PROBLEM REQUIREMENTS = Copy, exactly and only, the lines from the one with "Clone this chart in matplotlib." up to and including the one with "linewidth=0.2, zorder=2)", leaving pictures out.

--- start DATA SUPPLIED ---

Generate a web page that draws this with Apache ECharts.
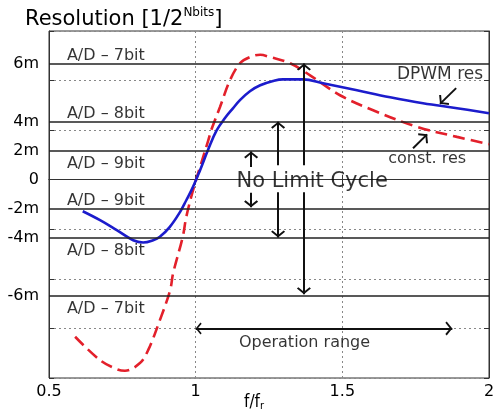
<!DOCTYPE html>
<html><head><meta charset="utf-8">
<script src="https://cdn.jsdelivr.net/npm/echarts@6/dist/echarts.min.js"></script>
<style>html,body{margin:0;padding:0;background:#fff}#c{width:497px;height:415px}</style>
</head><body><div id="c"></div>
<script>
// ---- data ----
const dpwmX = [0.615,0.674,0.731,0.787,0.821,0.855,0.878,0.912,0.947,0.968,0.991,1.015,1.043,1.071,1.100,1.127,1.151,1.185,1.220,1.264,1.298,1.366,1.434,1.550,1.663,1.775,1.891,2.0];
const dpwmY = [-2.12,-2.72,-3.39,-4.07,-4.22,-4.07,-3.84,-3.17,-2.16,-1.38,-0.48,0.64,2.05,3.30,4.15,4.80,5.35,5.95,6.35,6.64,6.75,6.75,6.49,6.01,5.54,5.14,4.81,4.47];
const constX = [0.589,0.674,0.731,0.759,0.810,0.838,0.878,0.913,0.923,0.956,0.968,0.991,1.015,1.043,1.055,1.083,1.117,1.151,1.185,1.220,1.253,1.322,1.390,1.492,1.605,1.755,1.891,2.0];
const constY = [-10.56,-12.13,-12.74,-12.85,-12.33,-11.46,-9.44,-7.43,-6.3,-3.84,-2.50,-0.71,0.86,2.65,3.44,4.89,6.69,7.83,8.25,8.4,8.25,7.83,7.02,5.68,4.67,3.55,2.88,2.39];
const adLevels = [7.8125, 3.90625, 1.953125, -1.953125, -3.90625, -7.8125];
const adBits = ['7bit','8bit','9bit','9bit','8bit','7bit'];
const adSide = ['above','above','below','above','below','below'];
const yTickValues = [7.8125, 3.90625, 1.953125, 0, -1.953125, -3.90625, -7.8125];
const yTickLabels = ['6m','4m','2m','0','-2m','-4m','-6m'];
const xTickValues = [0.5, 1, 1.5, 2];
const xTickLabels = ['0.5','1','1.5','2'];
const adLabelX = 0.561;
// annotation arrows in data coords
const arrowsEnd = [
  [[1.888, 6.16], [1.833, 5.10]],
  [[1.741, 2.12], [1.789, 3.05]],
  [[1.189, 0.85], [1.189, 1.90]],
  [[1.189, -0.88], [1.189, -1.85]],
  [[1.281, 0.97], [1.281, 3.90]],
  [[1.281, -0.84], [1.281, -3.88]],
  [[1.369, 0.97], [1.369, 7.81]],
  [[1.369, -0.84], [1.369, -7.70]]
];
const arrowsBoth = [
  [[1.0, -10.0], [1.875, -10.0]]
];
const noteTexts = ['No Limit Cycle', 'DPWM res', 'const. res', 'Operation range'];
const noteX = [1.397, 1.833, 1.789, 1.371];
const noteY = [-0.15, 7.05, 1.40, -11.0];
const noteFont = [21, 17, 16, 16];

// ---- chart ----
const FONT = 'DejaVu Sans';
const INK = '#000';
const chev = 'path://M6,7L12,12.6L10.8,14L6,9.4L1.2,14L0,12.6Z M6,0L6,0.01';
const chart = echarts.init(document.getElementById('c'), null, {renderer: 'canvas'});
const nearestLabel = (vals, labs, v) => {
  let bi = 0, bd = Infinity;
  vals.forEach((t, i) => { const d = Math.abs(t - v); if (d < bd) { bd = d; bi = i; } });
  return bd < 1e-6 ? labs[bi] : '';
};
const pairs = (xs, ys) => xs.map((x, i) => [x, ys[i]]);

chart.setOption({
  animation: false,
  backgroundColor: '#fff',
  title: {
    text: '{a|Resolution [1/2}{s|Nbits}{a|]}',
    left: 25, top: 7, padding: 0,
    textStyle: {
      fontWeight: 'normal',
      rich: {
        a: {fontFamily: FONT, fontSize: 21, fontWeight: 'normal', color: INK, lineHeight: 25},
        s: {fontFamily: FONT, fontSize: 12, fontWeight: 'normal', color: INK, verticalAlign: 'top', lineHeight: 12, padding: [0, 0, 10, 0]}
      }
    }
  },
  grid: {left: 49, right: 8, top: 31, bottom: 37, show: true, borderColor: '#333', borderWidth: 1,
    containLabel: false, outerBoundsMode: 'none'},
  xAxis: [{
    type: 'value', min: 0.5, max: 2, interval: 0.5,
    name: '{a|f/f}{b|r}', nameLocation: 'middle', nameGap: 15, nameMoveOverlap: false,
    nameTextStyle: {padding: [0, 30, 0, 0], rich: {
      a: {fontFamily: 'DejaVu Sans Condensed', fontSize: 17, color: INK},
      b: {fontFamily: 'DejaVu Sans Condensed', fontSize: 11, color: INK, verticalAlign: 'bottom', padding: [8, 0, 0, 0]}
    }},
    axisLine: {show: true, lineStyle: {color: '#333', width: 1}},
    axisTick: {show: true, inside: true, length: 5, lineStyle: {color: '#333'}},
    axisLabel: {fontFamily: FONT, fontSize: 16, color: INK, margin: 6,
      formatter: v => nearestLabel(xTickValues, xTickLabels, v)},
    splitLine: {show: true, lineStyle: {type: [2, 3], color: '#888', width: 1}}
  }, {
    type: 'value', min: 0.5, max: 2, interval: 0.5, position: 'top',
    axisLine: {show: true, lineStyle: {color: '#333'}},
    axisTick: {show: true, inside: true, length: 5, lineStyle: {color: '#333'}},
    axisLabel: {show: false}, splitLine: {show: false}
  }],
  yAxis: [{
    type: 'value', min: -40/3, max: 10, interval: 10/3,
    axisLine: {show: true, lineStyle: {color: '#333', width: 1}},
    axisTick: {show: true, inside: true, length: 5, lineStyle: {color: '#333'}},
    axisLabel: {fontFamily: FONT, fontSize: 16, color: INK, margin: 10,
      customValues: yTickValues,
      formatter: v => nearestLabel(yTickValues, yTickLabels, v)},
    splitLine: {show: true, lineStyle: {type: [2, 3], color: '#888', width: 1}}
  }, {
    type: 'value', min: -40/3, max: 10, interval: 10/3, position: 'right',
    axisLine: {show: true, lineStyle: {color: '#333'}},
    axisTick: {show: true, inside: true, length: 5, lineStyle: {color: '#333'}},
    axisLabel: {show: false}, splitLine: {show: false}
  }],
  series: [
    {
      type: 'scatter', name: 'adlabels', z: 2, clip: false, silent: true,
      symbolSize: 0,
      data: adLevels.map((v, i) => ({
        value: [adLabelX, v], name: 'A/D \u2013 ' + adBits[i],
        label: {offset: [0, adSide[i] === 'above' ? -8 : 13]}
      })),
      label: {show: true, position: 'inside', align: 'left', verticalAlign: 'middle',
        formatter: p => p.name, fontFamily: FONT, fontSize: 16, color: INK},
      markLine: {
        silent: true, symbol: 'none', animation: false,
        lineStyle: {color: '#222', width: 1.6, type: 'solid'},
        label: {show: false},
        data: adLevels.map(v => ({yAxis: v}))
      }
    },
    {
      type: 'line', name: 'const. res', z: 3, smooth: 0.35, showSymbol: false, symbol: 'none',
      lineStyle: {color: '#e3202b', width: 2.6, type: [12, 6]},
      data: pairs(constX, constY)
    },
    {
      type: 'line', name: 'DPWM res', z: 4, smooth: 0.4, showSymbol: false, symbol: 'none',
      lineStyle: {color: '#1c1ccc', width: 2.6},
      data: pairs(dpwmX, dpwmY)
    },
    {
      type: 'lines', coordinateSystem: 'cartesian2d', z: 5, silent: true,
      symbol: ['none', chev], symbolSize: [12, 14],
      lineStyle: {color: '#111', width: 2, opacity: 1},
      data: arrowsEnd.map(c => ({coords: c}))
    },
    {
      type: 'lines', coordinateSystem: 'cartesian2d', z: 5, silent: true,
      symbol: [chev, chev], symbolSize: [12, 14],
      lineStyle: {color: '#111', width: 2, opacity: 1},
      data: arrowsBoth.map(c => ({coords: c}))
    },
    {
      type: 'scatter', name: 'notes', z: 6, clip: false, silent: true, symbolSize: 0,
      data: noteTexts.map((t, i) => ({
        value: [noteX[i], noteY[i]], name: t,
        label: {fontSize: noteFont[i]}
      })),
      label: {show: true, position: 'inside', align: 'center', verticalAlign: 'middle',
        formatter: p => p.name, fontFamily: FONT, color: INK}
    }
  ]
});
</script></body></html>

--- end DATA SUPPLIED ---
--- start DATA SUPPLIED ---

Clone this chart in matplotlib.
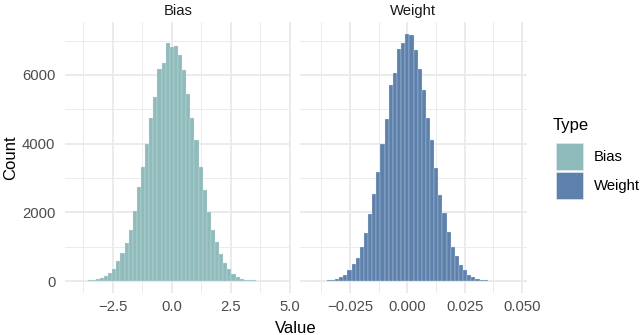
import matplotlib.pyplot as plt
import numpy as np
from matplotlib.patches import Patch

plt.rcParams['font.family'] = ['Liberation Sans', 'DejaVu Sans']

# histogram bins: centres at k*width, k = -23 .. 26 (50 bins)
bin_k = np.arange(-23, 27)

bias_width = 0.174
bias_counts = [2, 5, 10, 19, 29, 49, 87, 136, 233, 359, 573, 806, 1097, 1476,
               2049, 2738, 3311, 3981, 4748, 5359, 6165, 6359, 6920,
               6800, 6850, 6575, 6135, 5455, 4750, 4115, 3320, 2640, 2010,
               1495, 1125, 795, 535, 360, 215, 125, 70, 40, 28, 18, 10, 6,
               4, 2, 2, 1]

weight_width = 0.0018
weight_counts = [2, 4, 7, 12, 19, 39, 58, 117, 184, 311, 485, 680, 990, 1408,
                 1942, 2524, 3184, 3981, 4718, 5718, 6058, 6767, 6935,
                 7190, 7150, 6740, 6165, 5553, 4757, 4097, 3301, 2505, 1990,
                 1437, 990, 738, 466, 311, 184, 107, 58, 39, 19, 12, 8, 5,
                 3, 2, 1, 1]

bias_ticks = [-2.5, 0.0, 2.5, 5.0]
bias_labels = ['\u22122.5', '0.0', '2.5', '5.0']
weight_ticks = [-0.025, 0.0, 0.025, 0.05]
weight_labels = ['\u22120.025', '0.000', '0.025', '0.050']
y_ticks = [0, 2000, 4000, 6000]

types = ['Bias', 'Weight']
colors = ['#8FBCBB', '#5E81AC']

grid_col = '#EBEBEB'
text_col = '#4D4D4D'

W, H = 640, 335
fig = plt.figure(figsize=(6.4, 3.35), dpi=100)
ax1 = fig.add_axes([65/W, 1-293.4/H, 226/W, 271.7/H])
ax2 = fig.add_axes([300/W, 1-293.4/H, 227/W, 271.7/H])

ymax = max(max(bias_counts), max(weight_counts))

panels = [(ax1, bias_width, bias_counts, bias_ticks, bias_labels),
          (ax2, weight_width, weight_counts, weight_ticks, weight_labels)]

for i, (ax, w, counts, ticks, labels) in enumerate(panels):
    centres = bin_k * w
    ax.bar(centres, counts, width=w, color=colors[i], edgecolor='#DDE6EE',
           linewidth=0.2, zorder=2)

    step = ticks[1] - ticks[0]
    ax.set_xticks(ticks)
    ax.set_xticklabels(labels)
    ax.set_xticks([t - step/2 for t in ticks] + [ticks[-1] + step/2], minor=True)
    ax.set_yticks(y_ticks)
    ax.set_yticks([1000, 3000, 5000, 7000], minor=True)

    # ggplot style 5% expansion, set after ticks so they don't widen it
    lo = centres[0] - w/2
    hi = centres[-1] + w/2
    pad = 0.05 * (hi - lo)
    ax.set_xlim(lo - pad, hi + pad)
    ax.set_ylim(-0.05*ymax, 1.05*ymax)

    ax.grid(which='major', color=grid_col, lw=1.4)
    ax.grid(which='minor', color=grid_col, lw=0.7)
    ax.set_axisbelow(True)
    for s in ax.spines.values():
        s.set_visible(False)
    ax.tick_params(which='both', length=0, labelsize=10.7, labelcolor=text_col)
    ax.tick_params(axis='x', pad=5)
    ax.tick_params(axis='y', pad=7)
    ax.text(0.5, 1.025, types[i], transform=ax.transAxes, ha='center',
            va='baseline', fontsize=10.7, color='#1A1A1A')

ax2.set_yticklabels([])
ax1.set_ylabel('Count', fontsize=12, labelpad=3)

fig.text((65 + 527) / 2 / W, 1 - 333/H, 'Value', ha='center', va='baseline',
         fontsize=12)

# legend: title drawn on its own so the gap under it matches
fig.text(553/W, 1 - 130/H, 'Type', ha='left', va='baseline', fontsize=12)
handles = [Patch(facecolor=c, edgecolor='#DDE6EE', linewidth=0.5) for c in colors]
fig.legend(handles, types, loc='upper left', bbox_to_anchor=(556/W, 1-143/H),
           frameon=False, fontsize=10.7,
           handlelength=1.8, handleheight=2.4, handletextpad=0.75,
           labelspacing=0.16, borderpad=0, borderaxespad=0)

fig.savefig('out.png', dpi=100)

--- end DATA SUPPLIED ---

RESULT =
Clone this chart in matplotlib.
import matplotlib.pyplot as plt
import numpy as np
from matplotlib.patches import Patch

plt.rcParams['font.family'] = ['Liberation Sans', 'DejaVu Sans']

# histogram bins: centres at k*width, k = -23 .. 26 (50 bins)
bin_k = np.arange(-23, 27)

bias_width = 0.174
bias_counts = [2, 5, 10, 19, 29, 49, 87, 136, 233, 359, 573, 806, 1097, 1476,
               2049, 2738, 3311, 3981, 4748, 5359, 6165, 6359, 6920,
               6800, 6850, 6575, 6135, 5455, 4750, 4115, 3320, 2640, 2010,
               1495, 1125, 795, 535, 360, 215, 125, 70, 40, 28, 18, 10, 6,
               4, 2, 2, 1]

weight_width = 0.0018
weight_counts = [2, 4, 7, 12, 19, 39, 58, 117, 184, 311, 485, 680, 990, 1408,
                 1942, 2524, 3184, 3981, 4718, 5718, 6058, 6767, 6935,
                 7190, 7150, 6740, 6165, 5553, 4757, 4097, 3301, 2505, 1990,
                 1437, 990, 738, 466, 311, 184, 107, 58, 39, 19, 12, 8, 5,
                 3, 2, 1, 1]

bias_ticks = [-2.5, 0.0, 2.5, 5.0]
bias_labels = ['\u22122.5', '0.0', '2.5', '5.0']
weight_ticks = [-0.025, 0.0, 0.025, 0.05]
weight_labels = ['\u22120.025', '0.000', '0.025', '0.050']
y_ticks = [0, 2000, 4000, 6000]

types = ['Bias', 'Weight']
colors = ['#8FBCBB', '#5E81AC']

grid_col = '#EBEBEB'
text_col = '#4D4D4D'

W, H = 640, 335
fig = plt.figure(figsize=(6.4, 3.35), dpi=100)
ax1 = fig.add_axes([65/W, 1-293.4/H, 226/W, 271.7/H])
ax2 = fig.add_axes([300/W, 1-293.4/H, 227/W, 271.7/H])

ymax = max(max(bias_counts), max(weight_counts))

panels = [(ax1, bias_width, bias_counts, bias_ticks, bias_labels),
          (ax2, weight_width, weight_counts, weight_ticks, weight_labels)]

for i, (ax, w, counts, ticks, labels) in enumerate(panels):
    centres = bin_k * w
    ax.bar(centres, counts, width=w, color=colors[i], edgecolor='#DDE6EE',
           linewidth=0.2, zorder=2)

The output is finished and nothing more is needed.